Ever-aware and evolving, this is one extraordinary woman who isn’t just out to change her world, she’s out to change the world – and for those who need it the most.
It would come as no surprise when the likes of Vogue magazine and other prestigious titles in the fashion world sat up and noticed this enigmatic, stylish figure. She became a Vogue contributor in 2018, and that same year appeared on the cover for The Business of Fashion alongside Kim Kardashian with an interview as part of The Age of Influence series.
Back in May, she became the first little person to ever attend the Met Gala and in a divine, custom made black velvet Gucci gown at that. Towards the end of the summer, she had another first; working with the National Museum of Scotland, Sinéad helped create the first little-person mannequins, which were cast from her body and featured in the Body Beautiful: Diversity on the Catwalk exhibition.

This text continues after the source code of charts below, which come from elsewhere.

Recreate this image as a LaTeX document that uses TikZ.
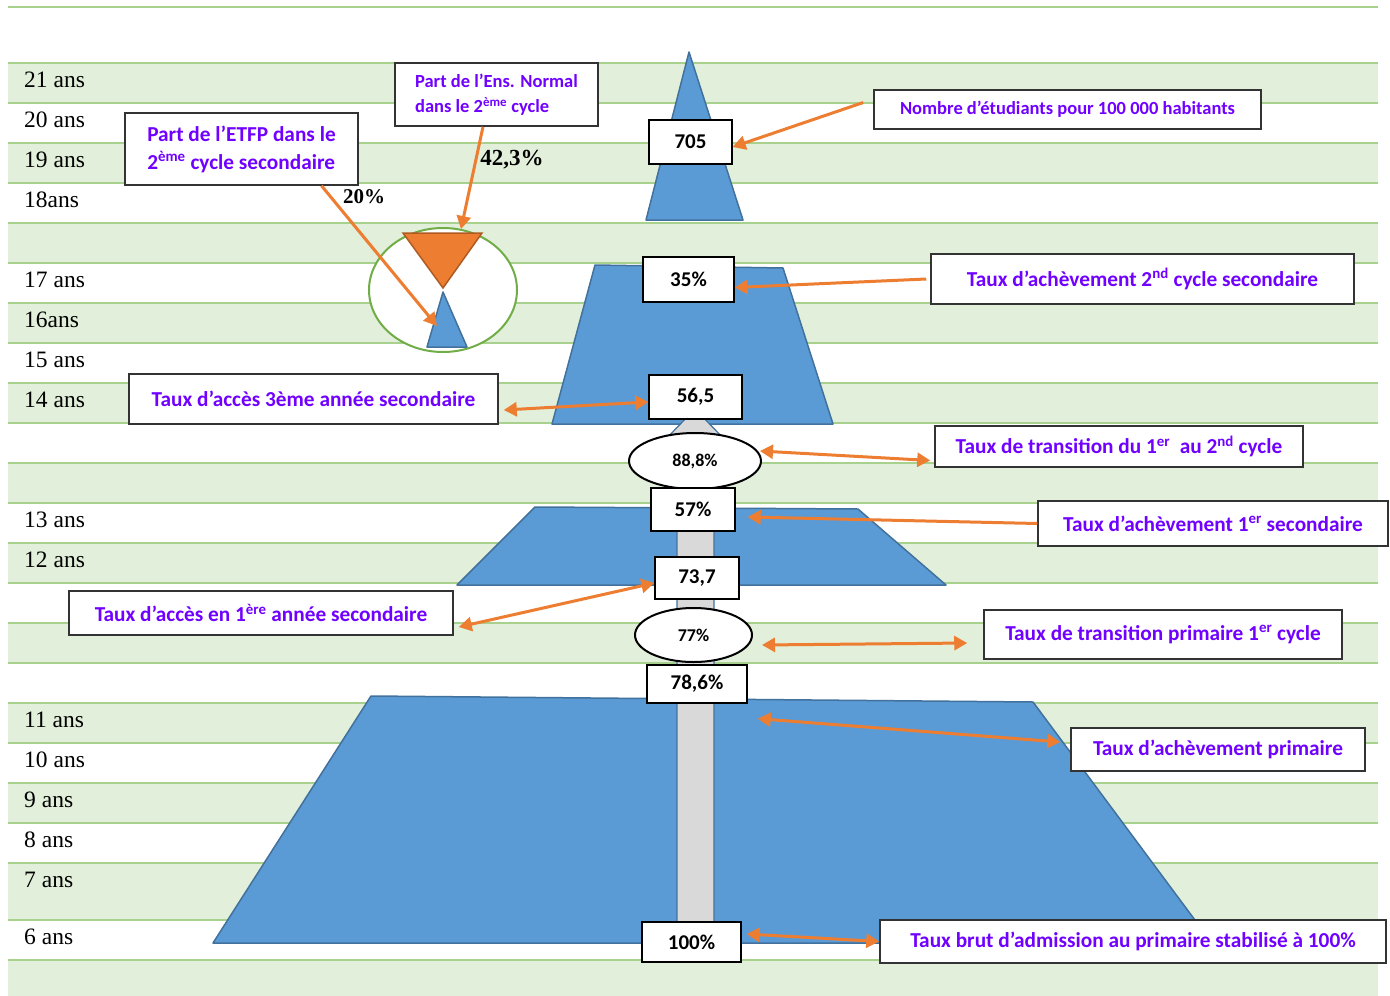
\documentclass[tikz,border=0pt]{standalone}
\usepackage{fontspec}
\setmainfont{Liberation Serif}
\newfontfamily\calfont{Carlito}
\usetikzlibrary{arrows.meta,shapes.geometric}

\definecolor{bandgreen}{HTML}{E2EFDA}
\definecolor{linegreen}{HTML}{A9D18E}
\definecolor{pyrblue}{HTML}{5B9BD5}
\definecolor{pyredge}{HTML}{41719C}
\definecolor{arrorange}{HTML}{ED7D31}
\definecolor{orangeedge}{HTML}{AE5A21}
\definecolor{txtviolet}{HTML}{7000FF}
\definecolor{bargray}{HTML}{D9D9D9}
\definecolor{circgreen}{HTML}{70AD47}

\tikzset{
  agelab/.style={anchor=west,inner sep=0pt,font=\fontsize{23.5}{26}\selectfont},
  callout/.style={draw=black!80,line width=1.5pt,fill=white,inner sep=0pt,text=txtviolet,
    font=\calfont\bfseries\fontsize{21.3}{28}\selectfont},
  smallcallout/.style={callout,font=\calfont\bfseries\fontsize{18.5}{25}\selectfont},
  valbox/.style={draw=black,line width=1.3pt,fill=white,inner sep=0pt,
    font=\calfont\bfseries\fontsize{21}{22}\selectfont},
  valoval/.style={ellipse,draw=black,line width=2pt,fill=white,inner sep=0pt,
    font=\calfont\bfseries\fontsize{18}{18}\selectfont},
  pyr/.style={fill=pyrblue,draw=pyredge,line width=1.5pt,line join=round},
  arr/.style={draw=arrorange,line width=3pt,-{Triangle[length=13pt,width=14pt]}},
  dblarr/.style={draw=arrorange,line width=3pt,
    {Triangle[length=13pt,width=14pt]}-{Triangle[length=13pt,width=14pt]}},
}

\begin{document}
\begin{tikzpicture}[x=1pt,y=-1pt]
\useasboundingbox (0,0) rectangle (1390,996);

% bands of ages
\foreach \t/\b in {63/103,143/183,223/263,303/343,383/423,463/503,543/583,623/663,
                   703/743,783/823,863/920,960/996}
  \fill[bandgreen] (8,\t) rectangle (1378,\b);
\foreach \y in {7,63,103,143,183,223,263,303,343,383,423,463,503,543,583,623,663,
                703,743,783,823,863,920,960}
  \draw[linegreen,line width=2.5pt] (8,\y) -- (1378,\y);

\foreach \y/\a in {80/21 ans,120/20 ans,160/19 ans,200/18ans,280/17 ans,320/16ans,
                   360/15 ans,400/14 ans,520/13 ans,560/12 ans,720/11 ans,760/10 ans,
                   800/9 ans,840/8 ans,880/7 ans,937/6 ans}
  \node[agelab] (age\y) at (24,\y) {\a};

% pyramid
\draw[pyr] (689,52) -- (743,220) -- (646,220) -- cycle;
\draw[pyr] (595,265) -- (783,268) -- (833,424) -- (552,424) -- cycle;
\draw[pyr] (535,507) -- (858,509) -- (946,585) -- (457,585) -- cycle;
\draw[pyr] (371,696) -- (1033,702) -- (1212,943) -- (213,943) -- cycle;

\draw[fill=bargray,draw=pyredge,line width=1.2pt] (677,922) -- (677,445) -- (660,445)
  -- (695,409) -- (730,445) -- (714,445) -- (714,922) -- cycle;

% ETFP / Ens. Normal
\draw[circgreen,line width=2pt,fill=white] (443,290) ellipse (74pt and 62pt);
\draw[fill=arrorange,draw=orangeedge,line width=1.5pt] (403,233) -- (482,233) -- (443,288) -- cycle;
\draw[pyr] (443,292) -- (467,347) -- (427,347) -- cycle;
\coordinate (tipO) at (461,229);
\coordinate (tipB) at (437,326);

\node[font=\bfseries\fontsize{23}{26}\selectfont] (p423) at (512,160) {42,3\%};
\node[font=\bfseries\fontsize{21}{24}\selectfont] (p20) at (364,197) {20\%};

% values
\node[valbox,minimum width=83pt,minimum height=44pt] (v705) at (690.5,142) {705};
\node[valbox,minimum width=91pt,minimum height=45pt] (v35) at (688.5,279.5) {35\%};
\node[valbox,minimum width=93pt,minimum height=44pt] (v565) at (695.5,397) {56,5};
\node[valoval,minimum width=132pt,minimum height=56pt] (e88) at (695,461) {88,8\%};
\node[valbox,minimum width=84pt,minimum height=43pt] (v57) at (693,509.5) {57\%};
\node[valbox,minimum width=84pt,minimum height=42pt] (v737) at (697,578) {73,7};
\node[valoval,minimum width=117pt,minimum height=54pt] (e77) at (693.5,635) {77\%};
\node[valbox,minimum width=100pt,minimum height=38pt] (v786) at (697,684) {78,6\%};
\node[valbox,minimum width=99pt,minimum height=40pt] (v100) at (691.5,942) {100\%};

% callouts
\node[callout,minimum width=233pt,minimum height=72pt,align=left] (etfp) at (241.5,149)
  {Part de l’ETFP dans le\\2\textsuperscript{ème} cycle secondaire};
\node[smallcallout,minimum width=203pt,minimum height=63pt,align=left] (ensn) at (496.5,94.5)
  {Part de l’Ens. Normal\\dans le 2\textsuperscript{ème} cycle};
\node[smallcallout,minimum width=387pt,minimum height=39pt] (nbr) at (1067.5,109.5)
  {Nombre d’étudiants pour 100 000 habitants};
\node[callout,minimum width=423pt,minimum height=50pt] (ach2) at (1142.5,279)
  {Taux d’achèvement 2\textsuperscript{nd} cycle secondaire};
\node[callout,minimum width=369pt,minimum height=50pt] (acc3) at (313.5,399)
  {Taux d’accès 3ème année secondaire};
\node[callout,minimum width=368pt,minimum height=41pt] (tr12) at (1119,446.5)
  {Taux de transition du 1\textsuperscript{er}\ \ au 2\textsuperscript{nd} cycle};
\node[callout,minimum width=350pt,minimum height=45pt] (ach1) at (1213,523.5)
  {Taux d’achèvement 1\textsuperscript{er} secondaire};
\node[callout,minimum width=384pt,minimum height=44pt] (acc1) at (261,613)
  {Taux d’accès en 1\textsuperscript{ère} année secondaire};
\node[callout,minimum width=358pt,minimum height=49pt] (trp) at (1163,634.5)
  {Taux de transition primaire 1\textsuperscript{er} cycle};
\node[callout,minimum width=294pt,minimum height=43pt] (achp) at (1218,749.5)
  {Taux d’achèvement primaire};
\node[callout,minimum width=506pt,minimum height=43pt] (tba) at (1133,941.5)
  {Taux brut d’admission au primaire stabilisé à 100\%};

% arrows
\draw[arr] ([xshift=-10pt,yshift=7pt]nbr.west) -- ([yshift=-5pt]v705.east);
\draw[arr] ([xshift=-4pt]ach2.west) -- ([yshift=-8pt]v35.east);
\draw[dblarr] ([xshift=5pt,yshift=-11pt]acc3.east) -- ([yshift=-5pt]v565.west);
\draw[dblarr] ([xshift=-2pt,yshift=10pt]e88.east) -- ([xshift=-4pt,yshift=-14pt]tr12.west);
\draw[arr] (ach1.west) -- ([xshift=12pt,yshift=-7.5pt]v57.east);
\draw[dblarr] ([xshift=5pt,yshift=-14pt]acc1.east) -- ([yshift=-5pt]v737.west);
\draw[dblarr] ([xshift=9pt,yshift=-10pt]e77.east) -- ([xshift=-16pt,yshift=-8.5pt]trp.west);
\draw[dblarr] ([xshift=10pt,yshift=-15pt]v786.south east) -- ([xshift=-10pt,yshift=7.5pt]achp.west);
\draw[dblarr] ([xshift=5pt,yshift=8pt]v100.east) -- (tba.west);
\draw[arr] ([xshift=80pt]etfp.south) -- (tipB);
\draw[arr] ([xshift=-13.5pt]ensn.south) -- (tipO);

\end{tikzpicture}
\end{document}
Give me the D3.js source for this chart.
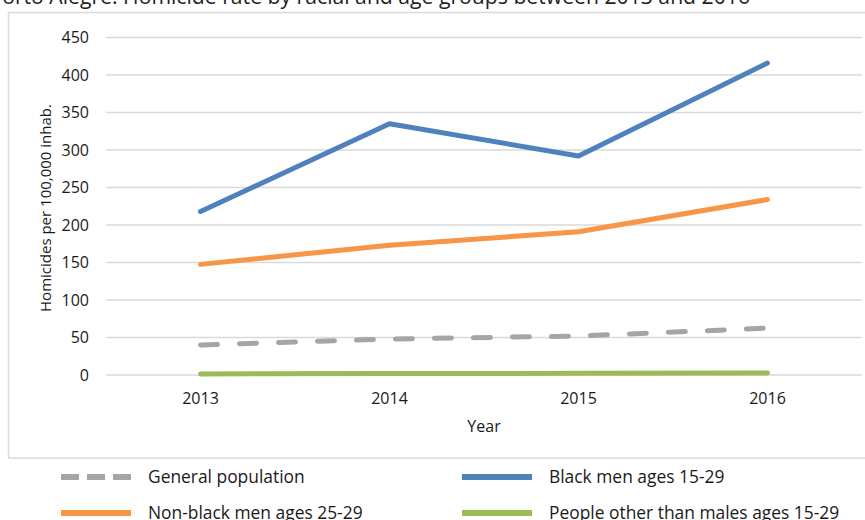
<!DOCTYPE html>
<html><head><meta charset="utf-8">
<script src="https://cdn.jsdelivr.net/npm/d3@7"></script>
<style>body{margin:0;background:#fff;overflow:hidden}svg{display:block}</style>
</head><body>
<svg id="c" width="865" height="520"></svg>
<script>
const title = "Porto Alegre: Homicide rate by racial and age groups between 2013 and 2016";
const years = ["2013", "2014", "2015", "2016"];
const yTicks = [0, 50, 100, 150, 200, 250, 300, 350, 400, 450];
const generalPopulation = [40, 48, 52, 62.5];
const blackMen1529 = [218, 335, 292, 416];
const nonBlackMen2529 = [147.5, 173, 191, 234];
const otherPeople = [1.5, 2, 2.2, 2.8];
const seriesNames = ["General population", "Black men ages 15-29", "Non-black men ages 25-29", "People other than males ages 15-29"];
const seriesColors = ["#A5A5A5", "#4F81BD", "#F79646", "#9BBB59"];

const series = [
  {name: seriesNames[0], values: generalPopulation, color: seriesColors[0], dash: true},
  {name: seriesNames[1], values: blackMen1529, color: seriesColors[1]},
  {name: seriesNames[2], values: nonBlackMen2529, color: seriesColors[2]},
  {name: seriesNames[3], values: otherPeople, color: seriesColors[3]}
];

const svg = d3.select("#c");
const font = "'Open Sans', sans-serif";
const ink = "#1a1a1a";

// frame
svg.append("rect").attr("x", 8.5).attr("y", 12.5).attr("width", 880).attr("height", 445.5)
  .attr("fill", "#fff").attr("stroke", "#D9D9D9").attr("stroke-width", 1.5);

// title
const t = svg.append("text").text(title).attr("font-family", font)
  .attr("font-size", 18).attr("fill", "#222").attr("text-anchor", "end").attr("x", 750).attr("y", 4);
const w = t.node().getComputedTextLength();
t.attr("font-size", 18 * 761 / w);

const x = d3.scaleBand().domain(years).range([106, 862]);
const y = d3.scaleLinear().domain([0, 450]).range([375, 37.5]);

// gridlines
svg.append("g").selectAll("line").data(yTicks).join("line")
  .attr("x1", 106).attr("x2", 862).attr("y1", d => y(d)).attr("y2", d => y(d))
  .attr("stroke", "#D9D9D9").attr("stroke-width", 1.5);

// y axis
const ya = svg.append("g").attr("transform", "translate(89,0)")
  .call(d3.axisLeft(y).tickValues(yTicks).tickSize(0).tickPadding(0));
ya.select(".domain").remove();
ya.selectAll("text").attr("font-family", font).attr("font-size", 16).attr("fill", ink);

// x axis
const xa = svg.append("g").attr("transform", "translate(0,393)")
  .call(d3.axisBottom(x).tickSize(0).tickPadding(0));
xa.select(".domain").remove();
xa.selectAll("text").attr("font-family", font).attr("font-size", 16).attr("fill", ink);

svg.append("text").text("Year").attr("x", 484).attr("y", 432).attr("text-anchor", "middle")
  .attr("font-family", font).attr("font-size", 16).attr("fill", ink);
svg.append("text").text("Homicides per 100,000 inhab.")
  .attr("transform", "translate(51,208) rotate(-90)").attr("text-anchor", "middle")
  .attr("font-family", font).attr("font-size", 15).attr("fill", ink);

// lines
const line = d3.line().x((d, i) => x(years[i]) + x.bandwidth() / 2).y(d => y(d));
svg.append("g").selectAll("path").data(series).join("path")
  .attr("d", d => line(d.values)).attr("fill", "none")
  .attr("stroke", d => d.color).attr("stroke-width", 5)
  .attr("stroke-linecap", "round").attr("stroke-linejoin", "round")
  .attr("stroke-dasharray", d => d.dash ? "17,22" : null);

// legend
const legPos = [[61, 477], [462, 477], [61, 513], [462, 513]];
const lg = svg.append("g").selectAll("g").data(series).join("g")
  .attr("transform", (d, i) => `translate(${legPos[i][0]},${legPos[i][1]})`);
lg.append("line").attr("x1", 0).attr("x2", 70).attr("y1", 0).attr("y2", 0)
  .attr("stroke", d => d.color).attr("stroke-width", 6)
  .attr("stroke-dasharray", d => d.dash ? "18,8" : null);
lg.append("text").text(d => d.name).attr("x", 87).attr("y", 6)
  .attr("font-family", font).attr("font-size", 17.4).attr("fill", ink);
</script>
</body></html>
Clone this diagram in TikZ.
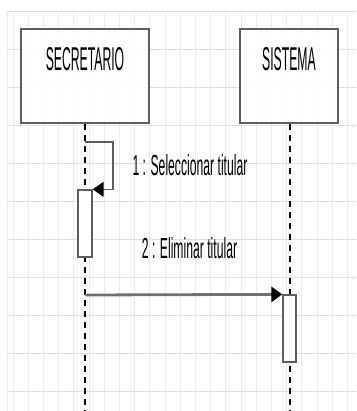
\documentclass[tikz,border=0pt]{standalone}
\usepackage{graphicx}
\usepackage{fontspec}
\setmainfont{Liberation Sans}
\usepackage{tikz}
\usetikzlibrary{arrows.meta, calc, positioning, backgrounds}

\definecolor{gridv}{HTML}{EBEBEB}
\definecolor{gridh}{HTML}{DEDEDE}
\definecolor{frame}{HTML}{5E5E5E}
\definecolor{msgline}{HTML}{707070}

\newcommand{\cond}[2][0.42]{\scalebox{#1}[1]{#2}}

\tikzset{
	actorbox/.style={draw=frame, line width=1.6pt, fill=white, fill opacity=0.85,
		minimum width=128pt, minimum height=94pt, inner sep=0pt},
	actortext/.style={font=\fontsize{33}{33}\selectfont, inner sep=0pt},
	activation/.style={draw=frame, line width=1.3pt, fill=white,
		minimum width=14pt, minimum height=67pt, inner sep=0pt},
	lifeline/.style={line width=1.1pt, dash pattern=on 6pt off 5pt},
	selfmsg/.style={draw=frame, line width=1.4pt,
		-{Triangle[length=11pt,width=15pt,color=black]}},
	callmsg/.style={draw=msgline, line width=2.8pt,
		-{Triangle[length=11pt,width=15pt,color=black]}},
	msglabel/.style={font=\fontsize{29}{29}\selectfont, inner sep=0pt}
}

\begin{document}
\begin{tikzpicture}[x=1pt, y=-1pt]
	\useasboundingbox (0,0) rectangle (356,411);
	
	% rejilla de fondo
	\begin{scope}[on background layer]
		\fill[white] (0,0) rectangle (356,411);
		\foreach \gx in {0,...,22}
			\draw[gridv, line width=0.8pt] ({13+15.2*\gx},12) -- ({13+15.2*\gx},411);
		\draw[gridv, line width=0.8pt] (7,12) -- (7,411);
		\foreach \gy in {0,...,10}
			\draw[gridh, line width=1pt] (7,{12+37.9*\gy}) -- (356,{12+37.9*\gy});
	\end{scope}
	
	% actores
	\node[actorbox] (sec) at (85,76) {};
	\node[actortext] (sectxt) at (85,59) {\cond[0.37]{SECRETARIO}};
	\node[actorbox, minimum width=98pt] (sis) at (289,76) {};
	\node[actortext] (sistxt) at (289,59) {\cond[0.37]{SISTEMA}};
	
	% lineas de vida
	\coordinate (secend) at (85,411);
	\coordinate (sisend) at (290,411);
	\draw[lifeline] (sec.south) -- (secend);
	\draw[lifeline] (sis.south -| sisend) -- (sisend);
	
	% activaciones
	\node[activation] (act1) at (85,223.5) {};
	\node[activation, minimum width=13pt] (act2) at (289.5,328.5) {};
	
	% mensaje 1 (reflexivo)
	\coordinate (m1) at (85,142);
	\draw[selfmsg] (m1) -- ++(28,0) |- (act1.north east);
	\node[msglabel] (lbl1) at (190,165) {\cond{1 : Seleccionar titular}};
	
	% mensaje 2
	\coordinate (m2) at (85,295);
	\draw[callmsg] (m2) -- (act2.north west);
	\node[msglabel] (lbl2) at (189.5,248) {\cond{2 : Eliminar titular}};
\end{tikzpicture}
\end{document}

Most recently she appeared on the groundbreaking cover of the September issue of British Vogue, guest-edited by the Duchess of Sussex, Meghan Markle. She is currently undertaking a PhD in Trinity College, Dublin on human rights education that explores the voice of the child in school and also recently launched her first podcast, As Me with Sinéad, which saw her “meet extraordinary people to talk honestly about what it’s like to live in their bodies.”
“I was born in 1990, the year Mary Robinson became the first female President of Ireland,” she said as she collected her Women of the Year award.
In her acceptance speech, she said that she was elected by the women of Ireland who didn’t just rock the cradle, they rocked the system. As we, the women of Ireland, continue to build a new system we must not reinforce the cycles of oppression and exclusion that has characterised our past and present.